Is buying your girlfriend lingerie for Christmas touching – or just creepy?
December 2, 2014 by admin
Filed under Latest Lingerie News
I have been going out with my girlfriend for six months and was thinking of buying her lingerie for Christmas. Would that be nice or actually a bit creepy? My budget is about £200.
Name withheld, by email
There is no blanket answer for this, although if your girlfriend is the type who would rather cover herself in a thick woollen blanket than loll about in a silky negligee, then you have your answer. What this really comes down to is a combination of three factors: 1. the lingerie; 2. your relationship; 3. your girlfriend. Let’s deal with the lingerie first. Men’s magazines invariably advise chaps that, when buying lingerie for their lady partner, they should think about what she wants rather than what they want. This is, of course, perfectly sensible advice, and possibly the only sensible thing I have ever seen written in a men’s magazine. Unfortunately, this is then undone by the insinuation that what men actually want is for their girlfriends to dress in crotchless nurses’ uniforms and these poor guys are having to grit their teeth, tamp down their true desires and make do with dullsville silk nightgowns because it’s what the boring ladies want, tchuh.
And maybe that is what some men are like. Goodness knows there must be some explanation for all the decidedly uncomfortable looking lingerie out there, pieces that seem less deserving of the adjective sexy and more of the name of Bart Simpson’s favourite cartoon: itchy and scratchy. But I will maintain until my dying breath that human beings are more varied and intelligent than the gender stereotypes peddled by glossy magazines so I reckon, in the main, that men and women both want vaguely the same thing from ladies’ lingerie: they want things that look pretty, feel sexy and can be easily removed without the use of wire cutters or disinfectant.
Far and away my favourite lingerie brand, one that ticks all of these boxes, is Myla. I know I go on about this all the time, but with good reason: Myla treads that “sexy but not trashy” line perfectly, and unlike too many fancy lingerie brands, its stuff genuinely lasts for ever as opposed to dissolving into dental floss after one month. The one downside with Myla is, however, the cost – this stuff ain’t cheap. But with £200 you can buy a really pretty nightdress, which is generally a safer option anyway – size and taste-wise – than bra and knickers.
But contrary to what some lingerie guides will tell you, you really don’t have to spend ridiculous amounts on good lingerie. Asos.com always has great stuff, as does Topshop. If your lady partner is a fan of bright colours and girlish maximalism, then Mimi Holliday by Damaris is your answer; if she’s more of a restrained minimalist, then head to Bodas. If she has a strong right-on tendency, then hurry up and buy her a pair of knickers on 2 December from the ethical company whomadeyourpants.co.uk, because on that day you will have the option to buy another pair of pants for half price to be donated in your girlfriend’s name to the women in detention at Yarl’s Wood. Share the Christmas lingerie love, Name withheld!

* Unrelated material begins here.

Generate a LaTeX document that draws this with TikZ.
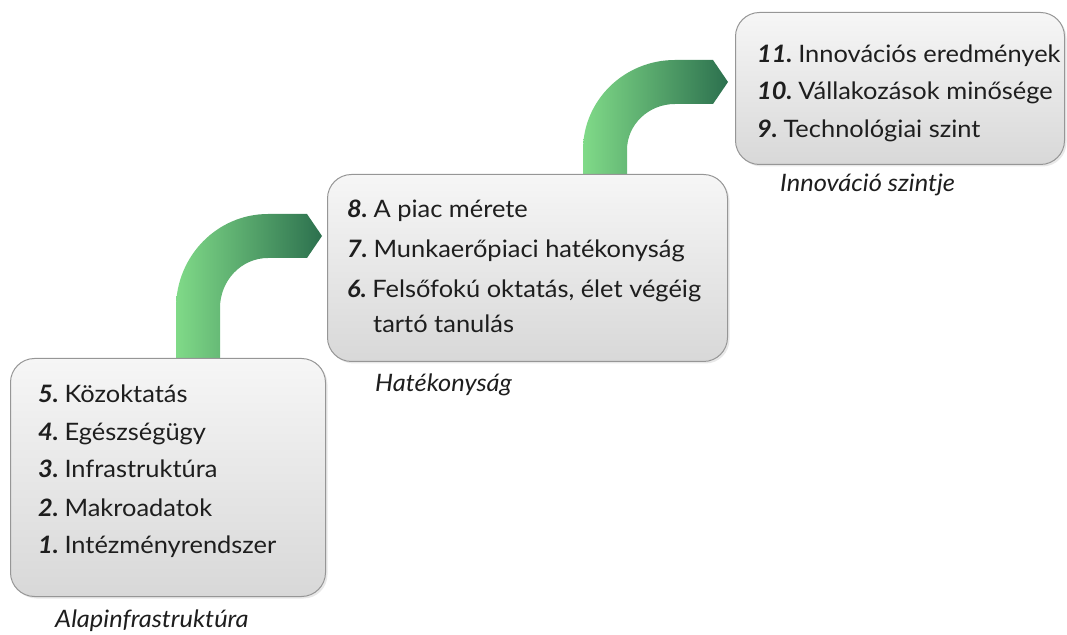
\documentclass[tikz,border=0pt]{standalone}
\usepackage{fontspec}
\setmainfont{Lato}
\newfontfamily\stretchfont{Lato}[FakeStretch=1.06]
\usetikzlibrary{shadows}
\definecolor{gLight}{RGB}{128,218,136}
\definecolor{gDark}{RGB}{44,112,78}
\definecolor{boxTop}{RGB}{246,246,246}
\definecolor{boxBot}{RGB}{216,216,216}
\definecolor{boxLine}{RGB}{150,150,150}
\definecolor{txt}{RGB}{30,30,30}
\tikzset{
  stepbox/.style={draw=boxLine, line width=1pt, rounded corners=24pt,
    top color=boxTop, bottom color=boxBot,
    drop shadow={opacity=0.18, shadow xshift=2pt, shadow yshift=-2pt}},
  item/.style={anchor=base west, inner sep=0pt, text=txt,
    font=\stretchfont\fontsize{24}{28}\selectfont},
  lvl/.style={anchor=base west, inner sep=0pt, text=txt,
    font=\stretchfont\fontsize{24}{28}\selectfont\itshape},
  arrowband/.style={left color=gLight, right color=gDark, draw=none}
}
\newcommand{\num}[1]{\textbf{\textit{#1}}\hspace{5.5pt}}
\begin{document}
\begin{tikzpicture}[x=1pt,y=1pt]
\useasboundingbox (0,0) rectangle (1067,634);
% arrows
\shade[arrowband] (176,270) -- (176,326)
  arc[start angle=180,end angle=90,x radius=92pt,y radius=94pt]
  -- (307,420) -- (322,398) -- (307,376) -- (268,376)
  arc[start angle=90,end angle=180,x radius=48pt,y radius=50pt]
  -- (220,270) -- cycle;
\shade[arrowband] (583,455) -- (583,484)
  arc[start angle=180,end angle=90,x radius=92pt,y radius=90pt]
  -- (713,574) -- (728,552) -- (713,530) -- (675,530)
  arc[start angle=90,end angle=180,x radius=48pt,y radius=46pt]
  -- (627,455) -- cycle;
% boxes
\node[stepbox, minimum width=315pt, minimum height=238pt, anchor=south west] (b1) at (10,37) {};
\node[stepbox, minimum width=400pt, minimum height=187pt, anchor=south west] (b2) at (327,272) {};
\node[stepbox, minimum width=329pt, minimum height=152pt, anchor=south west] (b3) at (735,469) {};
% box 1 text
\node[item] (i5) at (38,231) {\num{5.}Közoktatás};
\node[item] (i4) at (38,193) {\num{4.}Egészségügy};
\node[item] (i3) at (38,156) {\num{3.}Infrastruktúra};
\node[item] (i2) at (38,117) {\num{2.}Makroadatok};
\node[item] (i1) at (38,80) {\num{1.}Intézményrendszer};
\node[lvl] (l1) at (55,7) {Alapinfrastruktúra};
% box 2 text
\node[item] (i8) at (347,416) {\num{8.}A piac mérete};
\node[item] (i7) at (347,376) {\num{7.}Munkaerőpiaci hatékonyság};
\node[item] (i6) at (347,336) {\num{6.}Felsőfokú oktatás, élet végéig};
\node[item] (i6b) at (373,301) {tartó tanulás};
\node[lvl] (l2) at (375,242) {Hatékonyság};
% box 3 text
\node[item] (i11) at (757,571) {\num{11.}Innovációs eredmények};
\node[item] (i10) at (757,534) {\num{10.}Vállakozások minősége};
\node[item] (i9) at (757,496) {\num{9.}Technológiai szint};
\node[lvl] (l3) at (780,442) {Innováció szintje};
\end{tikzpicture}
\end{document}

But let’s think about your relationship here. Your awkwardness about giving lingerie is both sweet and, to a garish foreigner, somewhat baffling. Truly, is there anything more pathetically amusing than the sight of an Englishman fumbling around in a lingerie shop in the weeks before Christmas? So ask yourself whether the timorousness you feel is because your relationship is not yet at the lingerie-giving stage (unlikely – lingerie rule of thumb: you need to have seen the lady lingerie-less), or whether it’s down to your own English hang-ups (very likely).
Finally, your girlfriend. Now, most women would love to get some lingerie because it suggests that their man friend sees them as sexy and beautiful and he would like to see more of their sexy beauty. But it is also entirely possible that your girlfriend would be happier with something else. Lingerie is wonderful but it is also a pain in the arse – not literally (well, not if you followed all of my above rules), but because you have to hand wash it after every use, which is just tedious. Do you want to give your girlfriend lingerie because you genuinely think she wants it, or because you think that this is what you give a girlfriend at Christmas? This is why I’m very against Christmas gift guides: they flatten people into stereotypes and take away their individuality. They suggest that just because you’re a man you want an overpriced shaving kit and just because you’re a lady with a boyfriend, you want some fancy lingerie. You know your girlfriend better than any of those gift compilers, so don’t blindly follow any of their advice.
I could give you a list of generally pleasing gifts for women – a Bella Freud jumper, an Étoile Isabel Marant sweatshirt, a facial at Elemis spa – but, honestly, the gift she’ll love the most is the one that shows you were thinking of her, not a generic girlfriend, when you bought it. So look at all the usual suggestions for Christmas presents for girlfriends – from lingerie to massages – as potential inspiration, but think about the woman you’re actually shopping for. I know, I probably sound like your mum here, and I’m not providing the easy-to-follow set rules that you’d like, but, hell, no one ever said human relationships were simple.